EXERCISE ->
Starting with the first line of the data below, copy each line up to and including the one containing "2005, 2015, 2025, 2035, 2045, 2055, 2065, 2075, 2085, 2095];". Pictures stay out.

--- Begin ---

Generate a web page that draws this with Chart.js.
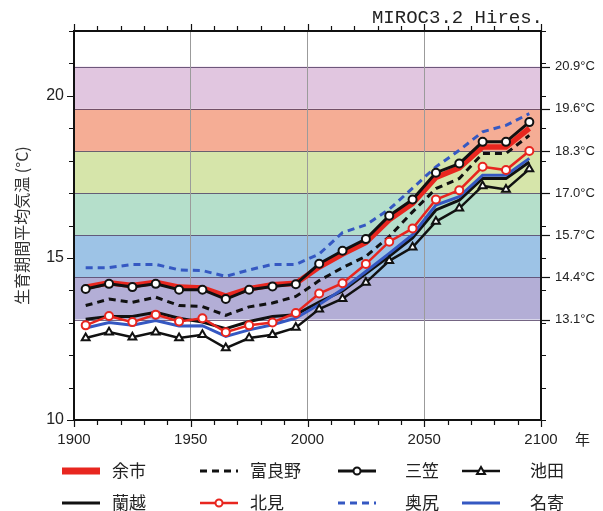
<!DOCTYPE html>
<html lang="ja">
<head>
    <meta charset="UTF-8">
    <title>生育期間平均気温 - MIROC3.2 Hires.</title>
    <style>
        body {
            margin: 0;
            padding: 0;
            background: #fff;
        }
        #wrap {
            width: 603px;
            height: 511px;
        }
    </style>
    <script src="https://cdn.jsdelivr.net/npm/chart.js"></script>
</head>
<body>
    <div id="wrap"><canvas id="tempChart" width="603" height="511"></canvas></div>

    <script>
        // data (growing season mean temperature, °C)
        const years = [1905, 1915, 1925, 1935, 1945, 1955, 1965, 1975, 1985, 1995,
                       2005, 2015, 2025, 2035, 2045, 2055, 2065, 2075, 2085, 2095];

        const yoichi   = [14.10, 14.23, 14.15, 14.25, 14.10, 14.07, 13.82, 14.05, 14.17, 14.22,
                          14.72, 15.12, 15.48, 16.18, 16.68, 17.48, 17.78, 18.42, 18.42, 19.00];
        const furano   = [13.53, 13.73, 13.63, 13.79, 13.53, 13.50, 13.23, 13.49, 13.61, 13.81,
                          14.30, 14.70, 15.05, 15.66, 16.42, 17.14, 17.45, 18.22, 18.22, 18.78];
        const mikasa   = [14.04, 14.20, 14.10, 14.20, 14.02, 14.02, 13.73, 14.02, 14.12, 14.19,
                          14.82, 15.22, 15.58, 16.30, 16.80, 17.63, 17.91, 18.58, 18.58, 19.19];
        const ikeda    = [12.53, 12.71, 12.55, 12.71, 12.53, 12.63, 12.22, 12.53, 12.63, 12.85,
                          13.42, 13.74, 14.24, 14.91, 15.33, 16.12, 16.53, 17.22, 17.11, 17.74];
        const rankoshi = [13.11, 13.19, 13.19, 13.32, 13.14, 13.02, 12.82, 13.04, 13.19, 13.25,
                          13.64, 13.98, 14.52, 15.05, 15.62, 16.48, 16.78, 17.45, 17.45, 17.96];
        const kitami   = [12.92, 13.21, 13.02, 13.25, 13.04, 13.14, 12.71, 12.92, 13.01, 13.30,
                          13.90, 14.22, 14.81, 15.50, 15.91, 16.80, 17.09, 17.81, 17.71, 18.30];
        const okushiri = [14.70, 14.70, 14.80, 14.80, 14.63, 14.61, 14.43, 14.63, 14.80, 14.80,
                          15.12, 15.78, 16.02, 16.50, 17.15, 17.81, 18.32, 18.89, 19.09, 19.45];
        const nayoro   = [12.84, 13.01, 12.92, 13.07, 12.90, 12.91, 12.58, 12.78, 12.94, 13.14,
                          13.56, 14.03, 14.58, 15.14, 15.72, 16.63, 16.89, 17.55, 17.55, 18.07];

        const stationNames = ['余市', '富良野', '三笠', '池田', '蘭越', '北見', '奥尻', '名寄'];

        // temperature classes on the right axis
        const bandEdges = [13.1, 14.4, 15.7, 17.0, 18.3, 19.6, 20.9];
        const bandColors = ['#b3aed6', '#9dc3e6', '#b5dfcb', '#d6e5aa', '#f5ad95', '#e1c6e0'];

        const leftLabels = [10, 15, 20];
        const xLabels = [1900, 1950, 2000, 2050, 2100];

        const RED = '#e8261f';
        const BLACK = '#111111';
        const BLUE = '#3558c2';
        const CJK = '"Noto Sans CJK JP", "Noto Sans", sans-serif';
        const SANS = '"Liberation Sans", Arial, sans-serif';

        function series(vals) {
            return vals.map((v, i) => ({ x: years[i], y: v }));
        }

        // order: lower number is drawn on top
        function line(label, vals, color, width, order, extra) {
            return Object.assign({
                label: label,
                data: series(vals),
                borderColor: color,
                backgroundColor: color,
                borderWidth: width,
                pointRadius: 0,
                pointHoverRadius: 0,
                tension: 0,
                fill: false,
                order: order
            }, extra || {});
        }

        const marker = (color, style) => ({
            pointRadius: style === 'triangle' ? 4.5 : 4,
            pointStyle: style,
            pointBackgroundColor: '#fff',
            pointBorderColor: color,
            pointBorderWidth: 2
        });

        const datasets = [
            line(stationNames[0], yoichi, RED, 5.5, 8),
            line(stationNames[1], furano, BLACK, 3, 6, { borderDash: [7, 5] }),
            line(stationNames[2], mikasa, BLACK, 3, 1, marker(BLACK, 'circle')),
            line(stationNames[3], ikeda, BLACK, 2.5, 3, marker(BLACK, 'triangle')),
            line(stationNames[4], rankoshi, BLACK, 3, 5),
            line(stationNames[5], kitami, RED, 2.5, 2, marker(RED, 'circle')),
            line(stationNames[6], okushiri, BLUE, 3, 7, { borderDash: [7, 5] }),
            line(stationNames[7], nayoro, BLUE, 3, 4)
        ];

        // coloured bands behind everything
        const bandsPlugin = {
            id: 'bands',
            beforeDraw(chart) {
                const { ctx, chartArea: a, scales: { y } } = chart;
                ctx.save();
                for (let i = 0; i < bandColors.length; i++) {
                    const top = y.getPixelForValue(bandEdges[i + 1]);
                    const bot = y.getPixelForValue(bandEdges[i]);
                    ctx.fillStyle = bandColors[i];
                    ctx.fillRect(a.left, top, a.right - a.left, bot - top);
                }
                ctx.strokeStyle = 'rgba(70, 50, 90, 0.75)';
                ctx.lineWidth = 1;
                bandEdges.forEach(v => {
                    const py = Math.round(y.getPixelForValue(v)) + 0.5;
                    ctx.beginPath();
                    ctx.moveTo(a.left, py);
                    ctx.lineTo(a.right, py);
                    ctx.stroke();
                });
                ctx.restore();
            }
        };

        // frame, minor ticks, title, legend
        const decorPlugin = {
            id: 'decor',
            afterDraw(chart) {
                const { ctx, chartArea: a, scales: { x, y } } = chart;
                ctx.save();
                ctx.strokeStyle = BLACK;

                // top border
                ctx.lineWidth = 2;
                ctx.beginPath();
                ctx.moveTo(a.left - 1, a.top);
                ctx.lineTo(a.right + 1, a.top);
                ctx.stroke();

                // x ticks every 10 years, top and bottom
                ctx.lineWidth = 1.2;
                for (let yr = 1900; yr <= 2100; yr += 10) {
                    const px = Math.round(x.getPixelForValue(yr)) + 0.5;
                    const len = yr % 50 === 0 ? 7 : 5;
                    ctx.beginPath();
                    ctx.moveTo(px, a.bottom);
                    ctx.lineTo(px, a.bottom + len);
                    ctx.moveTo(px, a.top);
                    ctx.lineTo(px, a.top - len);
                    ctx.stroke();
                }

                // y ticks every 1 degree, left and right
                for (let v = 10; v <= 22; v++) {
                    const py = Math.round(y.getPixelForValue(v)) + 0.5;
                    const len = v % 5 === 0 ? 7 : 5;
                    ctx.beginPath();
                    ctx.moveTo(a.left, py);
                    ctx.lineTo(a.left - len, py);
                    ctx.moveTo(a.right, py);
                    ctx.lineTo(a.right + 5, py);
                    ctx.stroke();
                }
                // band ticks on the right
                bandEdges.forEach(v => {
                    const py = Math.round(y.getPixelForValue(v)) + 0.5;
                    ctx.beginPath();
                    ctx.moveTo(a.right, py);
                    ctx.lineTo(a.right + 9, py);
                    ctx.stroke();
                });

                // model name
                ctx.fillStyle = '#222';
                ctx.font = '19px "Liberation Mono", "DejaVu Sans Mono", monospace';
                ctx.textAlign = 'right';
                ctx.textBaseline = 'alphabetic';
                ctx.fillText('MIROC3.2 Hires.', a.right + 2, 23);

                // unit after the x axis
                ctx.font = '15px ' + CJK;
                ctx.textAlign = 'left';
                ctx.textBaseline = 'middle';
                ctx.fillText('年', 575, 439);

                // legend, 4 columns x 2 rows
                const colX = [62, 200, 338, 462];
                const textX = [112, 250, 405, 530];
                const rowY = [471, 503];
                chart.data.datasets.forEach((ds, i) => {
                    const col = i % 4, row = Math.floor(i / 4);
                    const x0 = colX[col], x1 = x0 + 38, yy = rowY[row];
                    ctx.save();
                    ctx.strokeStyle = ds.borderColor;
                    ctx.lineWidth = ds.borderWidth === 5.5 ? 7 : ds.borderWidth;
                    ctx.setLineDash(ds.borderDash || []);
                    ctx.beginPath();
                    ctx.moveTo(x0, yy);
                    ctx.lineTo(x1, yy);
                    ctx.stroke();
                    ctx.setLineDash([]);
                    if (ds.pointStyle) {
                        const cx = (x0 + x1) / 2;
                        ctx.fillStyle = '#fff';
                        ctx.strokeStyle = ds.pointBorderColor;
                        ctx.lineWidth = 2;
                        ctx.beginPath();
                        if (ds.pointStyle === 'circle') {
                            ctx.arc(cx, yy, 3.5, 0, Math.PI * 2);
                        } else {
                            ctx.moveTo(cx, yy - 4);
                            ctx.lineTo(cx + 4, yy + 3);
                            ctx.lineTo(cx - 4, yy + 3);
                            ctx.closePath();
                        }
                        ctx.fill();
                        ctx.stroke();
                    }
                    ctx.restore();
                    ctx.fillStyle = '#222';
                    ctx.font = '17px ' + CJK;
                    ctx.textAlign = 'left';
                    ctx.textBaseline = 'middle';
                    ctx.fillText(ds.label, textX[col], yy);
                });
                ctx.restore();
            }
        };

        function renderChart() {
            const ctx = document.getElementById('tempChart').getContext('2d');
            new Chart(ctx, {
                type: 'line',
                data: { datasets: datasets },
                options: {
                    responsive: false,
                    devicePixelRatio: 1,
                    animation: false,
                    layout: { padding: { top: 31, left: 0, right: 0, bottom: 0 } },
                    plugins: {
                        legend: { display: false },
                        tooltip: { enabled: false },
                        title: { display: false }
                    },
                    scales: {
                        x: {
                            type: 'linear',
                            min: 1900,
                            max: 2100,
                            afterBuildTicks: s => { s.ticks = xLabels.map(v => ({ value: v })); },
                            afterFit: s => { s.height = 91; },
                            ticks: {
                                padding: 11,
                                color: '#222',
                                font: { family: SANS, size: 15 },
                                maxRotation: 0,
                                callback: v => String(v)
                            },
                            grid: {
                                drawTicks: false,
                                lineWidth: 1,
                                color: c => (c.tick && c.tick.value > 1900 && c.tick.value < 2100) ? '#9b9b9b' : 'rgba(0,0,0,0)'
                            },
                            border: { display: true, color: BLACK, width: 2 }
                        },
                        y: {
                            type: 'linear',
                            position: 'left',
                            min: 10,
                            max: 22,
                            afterBuildTicks: s => { s.ticks = leftLabels.map(v => ({ value: v })); },
                            afterFit: s => { s.width = 74; },
                            ticks: {
                                padding: 10,
                                color: '#222',
                                font: { family: SANS, size: 16 }
                            },
                            grid: { display: false, drawTicks: false },
                            border: { display: true, color: BLACK, width: 2 },
                            title: {
                                display: true,
                                text: '生育期間平均気温 (°C)',
                                color: '#333',
                                font: { family: CJK, size: 16 },
                                padding: { top: 12, bottom: 0 }
                            }
                        },
                        y2: {
                            type: 'linear',
                            position: 'right',
                            min: 10,
                            max: 22,
                            afterBuildTicks: s => { s.ticks = bandEdges.map(v => ({ value: v })); },
                            afterFit: s => { s.width = 62; },
                            ticks: {
                                padding: 14,
                                color: '#222',
                                font: { family: SANS, size: 13 },
                                callback: v => v.toFixed(1) + '°C'
                            },
                            grid: { display: false, drawTicks: false },
                            border: { display: true, color: BLACK, width: 2 }
                        }
                    }
                },
                plugins: [bandsPlugin, decorPlugin]
            });
        }

        document.addEventListener('DOMContentLoaded', renderChart);
    </script>
</body>
</html>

--- End ---

RESPONSE BELOW ->
Generate a web page that draws this with Chart.js.
<!DOCTYPE html>
<html lang="ja">
<head>
    <meta charset="UTF-8">
    <title>生育期間平均気温 - MIROC3.2 Hires.</title>
    <style>
        body {
            margin: 0;
            padding: 0;
            background: #fff;
        }
        #wrap {
            width: 603px;
            height: 511px;
        }
    </style>
    <script src="https://cdn.jsdelivr.net/npm/chart.js"></script>
</head>
<body>
    <div id="wrap"><canvas id="tempChart" width="603" height="511"></canvas></div>

    <script>
        // data (growing season mean temperature, °C)
        const years = [1905, 1915, 1925, 1935, 1945, 1955, 1965, 1975, 1985, 1995,
                       2005, 2015, 2025, 2035, 2045, 2055, 2065, 2075, 2085, 2095];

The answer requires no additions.